**Data to process:**
+++++

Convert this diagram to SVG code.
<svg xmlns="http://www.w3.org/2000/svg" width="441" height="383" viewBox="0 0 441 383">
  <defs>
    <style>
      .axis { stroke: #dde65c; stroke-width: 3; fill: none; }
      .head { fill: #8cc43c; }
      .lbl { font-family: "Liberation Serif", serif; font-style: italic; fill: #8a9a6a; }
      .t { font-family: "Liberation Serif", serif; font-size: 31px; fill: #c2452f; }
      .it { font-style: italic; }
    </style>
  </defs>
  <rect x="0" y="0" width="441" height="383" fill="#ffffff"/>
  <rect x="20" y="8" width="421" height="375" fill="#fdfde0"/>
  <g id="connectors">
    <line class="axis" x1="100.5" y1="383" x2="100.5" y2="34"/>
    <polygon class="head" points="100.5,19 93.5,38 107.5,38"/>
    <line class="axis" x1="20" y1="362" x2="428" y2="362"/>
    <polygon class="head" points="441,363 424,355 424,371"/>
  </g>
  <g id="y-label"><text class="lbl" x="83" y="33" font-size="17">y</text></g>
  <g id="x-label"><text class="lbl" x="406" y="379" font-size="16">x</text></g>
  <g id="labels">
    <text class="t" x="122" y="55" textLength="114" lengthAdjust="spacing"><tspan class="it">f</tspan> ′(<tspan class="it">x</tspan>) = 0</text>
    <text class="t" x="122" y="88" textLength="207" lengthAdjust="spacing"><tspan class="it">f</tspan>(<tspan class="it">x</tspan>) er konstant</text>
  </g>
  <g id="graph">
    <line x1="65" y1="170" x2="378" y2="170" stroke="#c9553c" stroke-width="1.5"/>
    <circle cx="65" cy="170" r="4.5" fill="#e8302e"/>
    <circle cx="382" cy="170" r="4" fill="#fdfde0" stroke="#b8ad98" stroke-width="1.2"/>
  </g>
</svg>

+++++

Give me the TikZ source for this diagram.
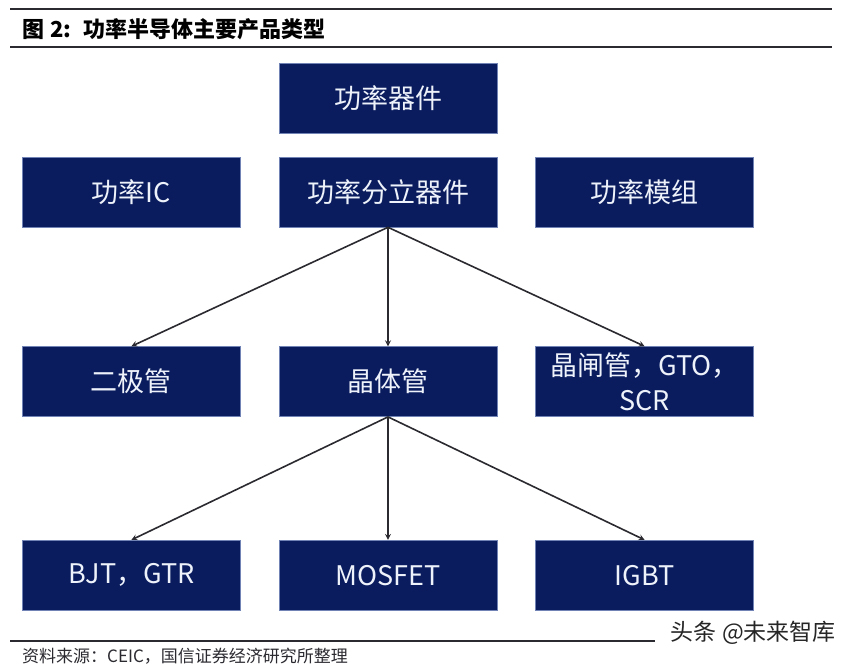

+++++

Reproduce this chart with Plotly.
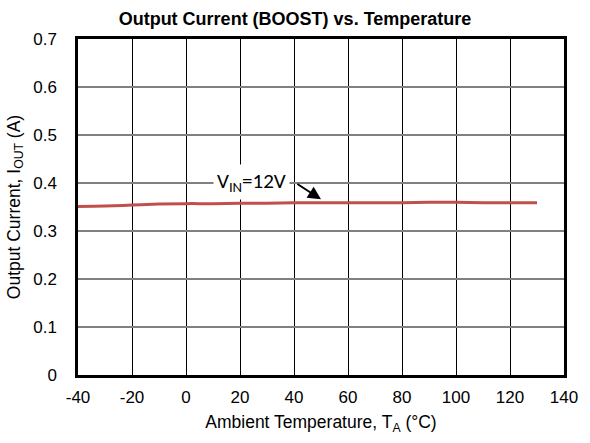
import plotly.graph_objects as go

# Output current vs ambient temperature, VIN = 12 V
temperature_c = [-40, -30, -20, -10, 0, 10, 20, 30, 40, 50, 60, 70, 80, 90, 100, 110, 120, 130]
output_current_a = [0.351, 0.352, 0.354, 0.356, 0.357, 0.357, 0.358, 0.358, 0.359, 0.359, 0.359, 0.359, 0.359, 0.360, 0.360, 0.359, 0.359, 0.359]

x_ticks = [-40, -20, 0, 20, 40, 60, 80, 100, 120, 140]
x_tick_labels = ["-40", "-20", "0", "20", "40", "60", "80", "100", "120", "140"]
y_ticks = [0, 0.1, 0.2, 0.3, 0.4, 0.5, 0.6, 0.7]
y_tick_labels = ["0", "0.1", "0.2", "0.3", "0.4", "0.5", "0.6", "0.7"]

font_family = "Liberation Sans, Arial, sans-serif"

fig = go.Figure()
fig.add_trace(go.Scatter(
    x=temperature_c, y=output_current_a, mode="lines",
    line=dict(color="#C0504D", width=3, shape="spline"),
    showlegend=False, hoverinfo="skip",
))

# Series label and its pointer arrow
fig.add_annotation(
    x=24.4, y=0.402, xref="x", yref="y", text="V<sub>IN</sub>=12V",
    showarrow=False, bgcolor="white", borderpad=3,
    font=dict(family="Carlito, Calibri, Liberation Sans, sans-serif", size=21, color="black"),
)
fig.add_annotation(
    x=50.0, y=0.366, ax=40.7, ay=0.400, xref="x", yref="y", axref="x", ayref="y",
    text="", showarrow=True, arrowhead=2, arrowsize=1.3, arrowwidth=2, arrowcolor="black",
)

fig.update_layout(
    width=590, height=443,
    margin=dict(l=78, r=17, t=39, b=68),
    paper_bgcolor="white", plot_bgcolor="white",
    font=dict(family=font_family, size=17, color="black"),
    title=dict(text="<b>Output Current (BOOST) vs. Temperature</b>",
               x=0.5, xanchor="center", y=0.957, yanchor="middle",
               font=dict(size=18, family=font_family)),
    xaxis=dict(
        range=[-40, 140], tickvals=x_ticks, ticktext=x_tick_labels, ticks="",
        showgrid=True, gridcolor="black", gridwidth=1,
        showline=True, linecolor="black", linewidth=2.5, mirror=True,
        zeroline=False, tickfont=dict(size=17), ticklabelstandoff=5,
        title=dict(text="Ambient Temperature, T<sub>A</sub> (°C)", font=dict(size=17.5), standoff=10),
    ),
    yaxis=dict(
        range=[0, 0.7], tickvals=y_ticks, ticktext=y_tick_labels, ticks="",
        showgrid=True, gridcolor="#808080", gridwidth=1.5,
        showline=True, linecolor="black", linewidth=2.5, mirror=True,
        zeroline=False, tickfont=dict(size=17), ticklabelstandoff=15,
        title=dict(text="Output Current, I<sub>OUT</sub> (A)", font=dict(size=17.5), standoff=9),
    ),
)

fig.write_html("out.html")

+++++

**What to work on:** Go back to the listing above and reproduce, exactly, the stretch from the line bearing "Reproduce this chart with Plotly." through the line bearing "0.359, 0.359, 0.359]", without its pictures.

**Expected output:**
Reproduce this chart with Plotly.
import plotly.graph_objects as go

# Output current vs ambient temperature, VIN = 12 V
temperature_c = [-40, -30, -20, -10, 0, 10, 20, 30, 40, 50, 60, 70, 80, 90, 100, 110, 120, 130]
output_current_a = [0.351, 0.352, 0.354, 0.356, 0.357, 0.357, 0.358, 0.358, 0.359, 0.359, 0.359, 0.359, 0.359, 0.360, 0.360, 0.359, 0.359, 0.359]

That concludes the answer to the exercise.